You don’t have to binge eat or eat constantly to be an emotional eater. Most people eat emotionally sometimes. Emotional eating becomes a problem, even for women who are not overweight, when your relationship with food takes up time or energy that you would rather spend on other things, when it is affecting your weight, your health, or your happiness, or when you feel dependent on it and feel trapped or at a loss for how you might do things differently.
Emotional eating can leave you feeling out of control, ineffective, irritable, and frustrated with yourself – definitely not a recipe for success and thriving.
That’s exactly what happened to Diane.* Diane wasn’t overweight, but she felt like she was always on a diet (or falling off one). She was tired of cycling between strict “discipline” and stress eating that felt out of control. She was an emotional eater and worked very hard to be “strong” and to not “give in to food.”
Diane never felt like she could take her weight or her pant size for granted.
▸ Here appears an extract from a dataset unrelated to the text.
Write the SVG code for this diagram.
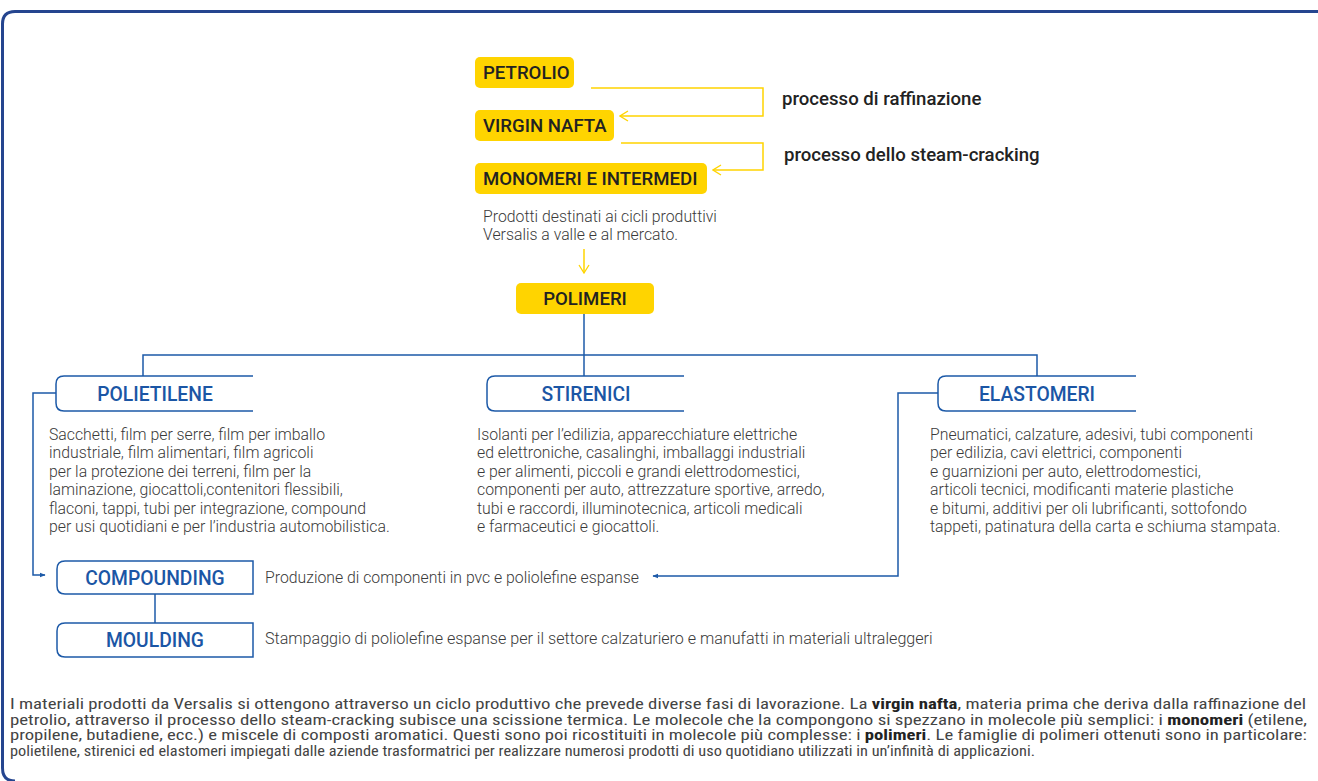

Staying the weight she wanted to be required a lot of vigilance and hard work. She tracked her food choices and her activity in a variety of ways and was sick of how much time it took. Diane sometimes avoided social situations because she didn’t trust herself to make “the right” food choices. She felt like she was constantly battling mindless eating. Finally, Diane was bored and unhappy with the narrow range of food that she felt she could eat and “be healthy.”
Diane was the size she wanted to be, but she definitely felt like food and weight were controlling her (rather than feeling in charge of her life). She did not feel peaceful with food at all and sounded exhausted when she talked about “always needing to be on top of this stuff.”
Although I never worked with Diane, I’ve worked with hundreds of women (at least) who believed that food would always be a struggle and that in order to “win,” they were going to need to stay alert and disciplined. They never felt confident about any results they had achieved and usually worried that the weight could come back.
This is because they are missing a critical piece of the puzzle (and you may be too).
Diane was working WAY too hard because she was lacking an effective strategy for taking control of the reasons food was such a struggle. Instead, Diane tried to take control of emotional eating without tools and without a plan. She didn’t know what to do instead of eating or how to make her cravings dissolve. She had no method to take her focus OFF of eating and food. Diane’s only strategy was “don’t do it.”
Spending your life “not doing” something is like holding on for dear life. It’s certainly not peaceful, fun, or easy. And it’s not a recipe for success that’s likely to last.
The cost of emotional eating and overeating goes far beyond weight. These struggles can literally take the joy out of life.
Take good care,
*Name changed to protect Diane’s privacy.